China can “block or divert” the rivers. A power bargaining to neighboring countries. China’s extensive infrastructure projects, such as the South-North Water Diversion Project and West-East Power Transfer Project, already pose a threat to this.
Furthermore, to satisfy its irrigation and power requirements, the Chinese government planned to construct 120 gigawatts of new hydropower plants on the Salween, Upper Mekong, Upper Yangtze, and Brahmaputra rivers as per the Five-Year Plan 2011–15. This is equivalent to constructing more than one new Three Gorges Dam annually for the next five years, which is more than any other country has ever built.
Even in the region of Kashmir occupied by Pakistan, China has pledged to finance and construct five dams that will create the North Indus River Cascade. These dams will not only disrupt the water flow to lower riparian states, including India and Pakistan, particularly during non-monsoon months, but they will also halt the flow of silt that supports downstream agriculture.
China is also constructing five dams on the Brahmaputra river.
There are concerns that “directional blasting techniques” could be used to divert the Brahmaputra northwards to China at the u-bend before it enters India via the state of Arunachal Pradesh.
China has already obstructed the flow of the Xiabuqu river, a tributary of the Brahmaputra in Tibet, for the Lalho hydel project. More recently, following border clashes between India and China in the Galwan Valley, China blocked the flow of the Galwan River, an Indus tributary originating in the Chinese-controlled Aksai Chin area, thereby altering the river’s natural course to prevent it from entering India.

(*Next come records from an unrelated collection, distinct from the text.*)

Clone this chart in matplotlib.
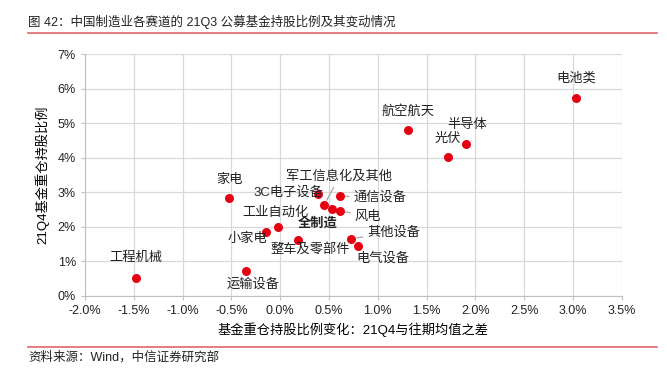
import numpy as np
import matplotlib
matplotlib.use("Agg")
import matplotlib.pyplot as plt
from matplotlib.ticker import FuncFormatter

# data (percent)
names = ["电池类", "航空航天", "半导体", "光伏", "家电", "工程机械", "运输设备",
         "小家电", "工业自动化", "3C电子设备", "军工信息化及其他", "通信设备",
         "风电", "全制造", "整车及零部件", "其他设备", "电气设备"]
xChange = [3.03, 1.31, 1.90, 1.72, -0.52, -1.48, -0.35,
           -0.15, -0.02, 0.39, 0.45, 0.61,
           0.61, 0.53, 0.18, 0.73, 0.80]
yShare = [5.72, 4.80, 4.41, 4.01, 2.83, 0.53, 0.71,
          1.86, 2.00, 2.94, 2.63, 2.89,
          2.47, 2.51, 1.63, 1.66, 1.45]

xTicks = [-2.0, -1.5, -1.0, -0.5, 0.0, 0.5, 1.0, 1.5, 2.0, 2.5, 3.0, 3.5]
yTicks = [0, 1, 2, 3, 4, 5, 6, 7]

# label offsets in pixels (dx, dy) and whether a leader line is drawn
labelPos = {
    "电池类": (0, 20, False), "航空航天": (0, 19, False), "半导体": (1, 19, False),
    "光伏": (0, 18, False), "家电": (0, 18, False), "工程机械": (0, 20, False),
    "运输设备": (7, -13, False), "小家电": (-18, -7, False),
    "工业自动化": (-3, 14, False), "3C电子设备": (-30, 2, False),
    "军工信息化及其他": (15, 28, True), "通信设备": (40, -1, True),
    "风电": (28, -6, True), "全制造": (-14, -14, False),
    "整车及零部件": (12, -10, False), "其他设备": (42, 6, True),
    "电气设备": (25, -13, False),
}

plt.rcParams['font.family'] = ['Liberation Sans', 'Noto Sans CJK SC', 'DejaVu Sans']

fig = plt.figure(figsize=(6.67, 3.71), dpi=100)
ax = fig.add_axes([0.1274, 0.2022, 0.805, 0.6522])

ax.scatter(xChange, yShare, s=42, color="#e60012", zorder=3, linewidths=0)

for n, x, y in zip(names, xChange, yShare):
    dx, dy, line = labelPos[n]
    props = dict(arrowstyle="-", color="#a6a6a6", lw=0.9, shrinkA=1, shrinkB=4) if line else None
    ax.annotate(n, (x, y), xytext=(dx, dy), textcoords="offset pixels",
                ha="center", va="center", fontsize=9.5, color="#222222",
                fontweight="bold" if n == "全制造" else "normal",
                arrowprops=props, zorder=4)

ax.set_xlim(-2.0, 3.5)
ax.set_ylim(0, 7)
ax.set_xticks(xTicks)
ax.set_yticks(yTicks)
ax.xaxis.set_major_formatter(FuncFormatter(lambda v, p: "%.1f%%" % v))
ax.yaxis.set_major_formatter(FuncFormatter(lambda v, p: "%d%%" % v))
ax.grid(True, color="#d9d9d9", lw=0.9)
ax.set_axisbelow(True)
for s in ["top", "right"]:
    ax.spines[s].set_visible(False)
for s in ["left", "bottom"]:
    ax.spines[s].set_color("#bfbfbf")
ax.tick_params(colors="#bfbfbf", labelcolor="#222222", labelsize=9, length=3)

ax.set_xlabel("基金重仓持股比例变化：21Q4与往期均值之差", fontsize=9.5, labelpad=4)
ax.set_ylabel("21Q4基金重仓持股比例", fontsize=9.5, labelpad=6)

# title and source with red rules
fig.text(0.042, 0.94, "图 42：中国制造业各赛道的 21Q3 公募基金持股比例及其变动情况",
         fontsize=9, va="center", color="#222222")
fig.add_artist(plt.Line2D([0.042, 0.985], [0.91, 0.91], color="#e06666", lw=1.2))
fig.add_artist(plt.Line2D([0.042, 0.985], [0.065, 0.065], color="#e06666", lw=1.2))
fig.text(0.042, 0.037, "资料来源：Wind，中信证券研究部", fontsize=9, va="center", color="#222222")

fig.savefig("out.png", dpi=100)
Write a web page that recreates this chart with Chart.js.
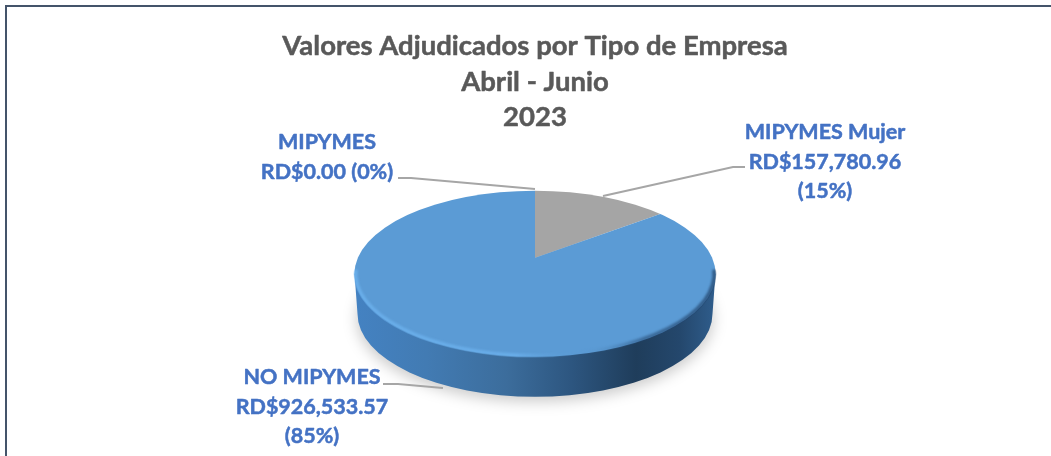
<!DOCTYPE html>
<html>
<head>
<meta charset="utf-8">
<script src="https://cdn.jsdelivr.net/npm/chart.js@4"></script>
<style>
  body { margin: 0; background: #fff; }
  #frame { position: absolute; left: 5px; top: 5px; right: 0; bottom: 0; border-left: 2px solid #44546a; border-top: 2px solid #44546a; }
  #Chart { position: absolute; left: 0; top: 0; }
</style>
</head>
<body>
<div id="frame"></div>
<canvas id="Chart" width="1051" height="456"></canvas>
<script>
const categories = ["MIPYMES", "MIPYMES Mujer", "NO MIPYMES"];
const values = [0, 157780.96, 926533.57];
const sliceColors = ["#4472c4", "#a5a5a5", "#5b9bd5"];
const titleLines = ["Valores Adjudicados por Tipo de Empresa", "Abril - Junio", "2023"];
const dataLabels = [
  ["MIPYMES", "RD$0.00 (0%)"],
  ["MIPYMES Mujer", "RD$157,780.96", "(15%)"],
  ["NO MIPYMES", "RD$926,533.57", "(85%)"],
];

// where each label and its leader line sit on the page
const labelPlaces = [
  { x: 327, y: 142, line: [[398, 178], [411, 178], [535, 189]] },
  { x: 825, y: 132, line: [[603, 196], [733, 167], [745, 167]] },
  { x: 312, y: 377, line: [[383, 384], [398, 384], [443, 388]] },
];

// look of the tilted pie, relative to the pie's own centre
const tilt = { squash: 0.454, dropY: 16, rx: 180.5, ry: 83, depth: 40, inset: 3 };

const sideColors = [
  [0, "#4482c2"], [0.2, "#427bb3"], [0.42, "#3c6d9c"],
  [0.6, "#2d5680"], [0.78, "#1f3d5b"], [0.9, "#24476c"], [1, "#2f5d8c"],
];

const titleFont = { family: "Lato", size: 27.5, weight: "bold", lineHeight: 35.5 };
const titlePadding = { top: 28.5, bottom: 0 };

const pie3d = {
  id: "pie3d",
  beforeDatasetsDraw(chart) {
    const c = chart.ctx;
    const arc = chart.getDatasetMeta(0).data[0];
    const cx = arc.x;
    const cy = arc.y + tilt.dropY;

    // soft shadow under the pie
    c.save();
    c.filter = "blur(7px)";
    c.fillStyle = "rgba(0,0,0,0.2)";
    c.beginPath();
    c.ellipse(cx, cy + tilt.depth + 5, tilt.rx - 2, tilt.ry, 0, 0, Math.PI * 2);
    c.fill();
    c.restore();

    // side wall
    const grad = c.createLinearGradient(cx - tilt.rx, 0, cx + tilt.rx, 0);
    sideColors.forEach((s) => grad.addColorStop(s[0], s[1]));
    c.fillStyle = grad;
    c.beginPath();
    c.moveTo(cx - tilt.rx, cy);
    c.lineTo(cx - tilt.rx + tilt.inset, cy + tilt.depth);
    c.ellipse(cx, cy + tilt.depth, tilt.rx - tilt.inset, tilt.ry, 0, Math.PI, 0, true);
    c.lineTo(cx + tilt.rx, cy);
    c.closePath();
    c.fill();

    // the library draws its slices inside the top face
    c.save();
    c.beginPath();
    c.ellipse(cx, cy, tilt.rx, tilt.ry, 0, 0, Math.PI * 2);
    c.clip();
    c.translate(arc.x, arc.y);
    c.scale(1, tilt.squash);
    c.translate(-arc.x, -arc.y);
  },
  afterDatasetsDraw(chart) {
    const c = chart.ctx;
    c.restore();

    const arc = chart.getDatasetMeta(0).data[0];
    const cx = arc.x;
    const cy = arc.y + tilt.dropY;

    // bevel along the lower rim of the top face
    c.save();
    c.beginPath();
    c.ellipse(cx, cy, tilt.rx + 1, tilt.ry + 1, 0, 0, Math.PI * 2);
    c.clip();
    const rim = c.createLinearGradient(cx - tilt.rx, 0, cx + tilt.rx, 0);
    rim.addColorStop(0, "rgba(110,180,240,0.75)");
    rim.addColorStop(0.45, "rgba(110,180,240,0.7)");
    rim.addColorStop(0.62, "rgba(91,155,213,0)");
    rim.addColorStop(0.8, "rgba(35,70,110,0.55)");
    rim.addColorStop(1, "rgba(35,70,110,0.75)");
    c.filter = "blur(1px)";
    c.strokeStyle = rim;
    c.lineWidth = 4;
    c.beginPath();
    c.ellipse(cx, cy, tilt.rx - 1, tilt.ry - 1, 0, -0.05, Math.PI + 0.05);
    c.stroke();
    c.restore();
  },
  afterDraw(chart) {
    const c = chart.ctx;
    c.save();
    c.strokeStyle = "#a6a6a6";
    c.lineWidth = 2;
    labelPlaces.forEach((p) => {
      c.beginPath();
      p.line.forEach((pt, i) => (i ? c.lineTo(pt[0], pt[1]) : c.moveTo(pt[0], pt[1])));
      c.stroke();
    });

    c.textAlign = "center";
    c.textBaseline = "middle";
    c.lineJoin = "round";

    // the reference text is heavier than Lato bold, so thicken it a little
    c.fillStyle = c.strokeStyle = "#4472c4";
    c.lineWidth = 0.5;
    c.font = "bold 21.5px Lato";
    dataLabels.forEach((lines, i) => {
      lines.forEach((text, j) => {
        c.fillText(text, labelPlaces[i].x, labelPlaces[i].y + j * 29.7);
        c.strokeText(text, labelPlaces[i].x, labelPlaces[i].y + j * 29.7);
      });
    });

    const box = chart.titleBlock;
    c.strokeStyle = "#595959";
    c.lineWidth = 0.5;
    c.font = "bold " + titleFont.size + "px " + titleFont.family;
    titleLines.forEach((text, i) => {
      const y = box.top + titlePadding.top + titleFont.lineHeight * (i + 0.5);
      c.strokeText(text, (box.left + box.right) / 2, y);
    });
    c.restore();
  },
};

new Chart(document.getElementById("Chart"), {
  type: "pie",
  data: {
    labels: categories,
    datasets: [
      {
        data: values,
        backgroundColor: sliceColors,
        borderWidth: 0,
      },
    ],
  },
  options: {
    responsive: false,
    animation: false,
    radius: 230,
    layout: {
      padding: { left: 19, right: 0, top: 0, bottom: 75.5 },
    },
    plugins: {
      legend: { display: false },
      tooltip: { enabled: false },
      title: {
        display: true,
        text: titleLines,
        color: "#595959",
        font: { family: titleFont.family, size: titleFont.size, weight: titleFont.weight, lineHeight: titleFont.lineHeight + "px" },
        padding: titlePadding,
      },
    },
  },
  plugins: [pie3d],
});
</script>
</body>
</html>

In the absence of a mutually agreed dispute-resolution mechanism for water sharing and China’s public refusal to submit to international dispute resolution, India has limited diplomatic solutions available.
Secondly, China could sabotage cross-border rivers by polluting them, making them unsuitable for use. The Siang river, which combines with the Lohit and Dibang downstream to form the Brahmaputra, became muddy and “blackened” in 2017, raising concerns about China’s upstream activities. The water became unfit for human consumption, with “up to ten inches of sediment accumulating on some stretches of the riverbed”.
This incident severely impacted agricultural production in the Siang valley, known as one of Arunachal Pradesh’s rice bowls in India, and also had a negative effect on fishing communities. Although China claimed that an earthquake in November 2017 might have been the cause, reports suggest that the river waters changed before the earthquake occurred.
Thirdly, China has access to valuable data that can assist in managing downstream floods and fluctuations. Since 2008, India and China have signed two agreements on data sharing for the Sutlej and Brahmaputra rivers to improve the management of shared watercourses. While these agreements have positively impacted water management and helped prevent and control flooding, this dependence can also be exploited by withholding hydrological data that is only accessible to the upper riparian state.
For instance, following the 73-day Doklam standoff between India and China in 2017, there were reports that China withheld hydrological data for the Brahmaputra and Sutlej rivers, in violation of the agreement. This resulted in floods in the states of Assam and Uttar Pradesh, causing the deaths of 300 people and displacing millions.
This isn’t the first instance where shared water bodies in the region have caused concern.
Alarmingly, in 2004, a lake started forming on the Parechu river, a tributary of the Sutlej originating in the Tibetan Himalayas, posing a flood threat to the lower regions of India’s Sutlej valley.
While China was cooperative and shared upstream data with India in advance, there was speculation (after China declined a request from India to send scientists and engineers to the site) that China intentionally created a “liquid bomb”, an artificial lake that could be released at will to potentially wreak havoc on downstream areas. Such fears of China possibly breaching and weaponising the waters of this Parechu lake resurfaced in June 2020, when a rise of 12 to 14 metres was noted in the river.